In the ensuing autumn much sickness prevailed in the Pigeon Creek
settlement. It was thirty miles to the nearest doctor, and several
persons died, among them Nancy Hanks Lincoln, the mother of young
Abraham. The mechanical skill of Thomas was called upon to make the
coffins, the necessary lumber for which had to be cut with a whip-saw.
The death of Mrs. Lincoln was a serious loss to her husband and
children. Abraham's sister Sarah was only eleven years old, and the
tasks and cares of the little household were altogether too heavy for
her years and experience. Nevertheless, they struggled on bravely
through the winter and next summer, but in the autumn of 1819 Thomas
Lincoln went back to Kentucky and married Sally Bush Johnston, whom he
had known and, it is said, courted when she was merely Sally Bush.

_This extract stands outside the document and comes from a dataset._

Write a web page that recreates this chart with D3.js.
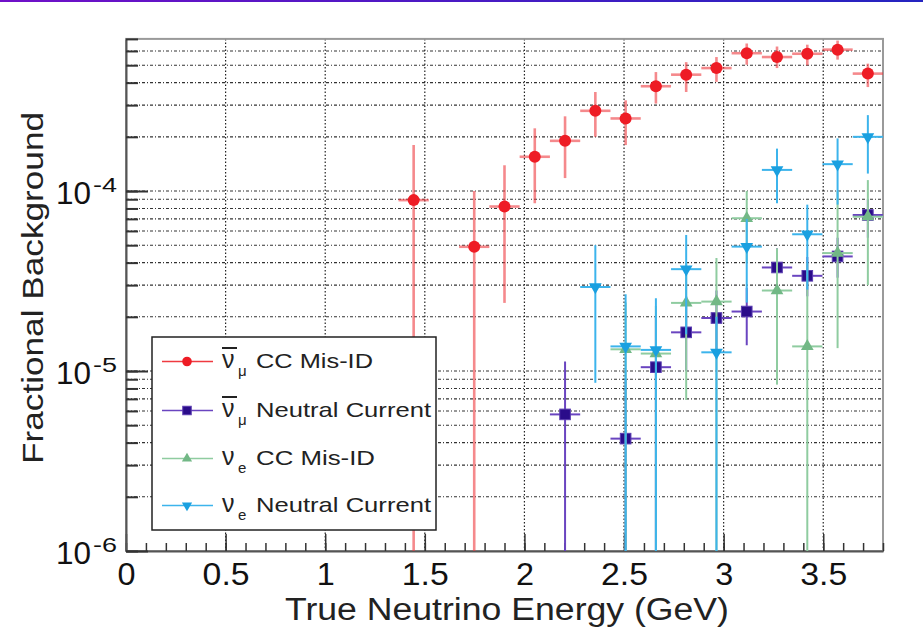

Johnston, to whom she was married about the time Lincoln married Nancy
Hanks, had died, leaving her with three children. She came of a better
station in life than Thomas, and is represented as a woman of uncommon
energy and thrift, possessing excellent qualities both of head and
heart. The household goods which she brought to the Lincoln home in
Indiana filled a four-horse wagon. Not only were her own three children
well clothed and cared for, but she was able at once to provide little
Abraham and Sarah with home comforts to which they had been strangers
during the whole of their young lives.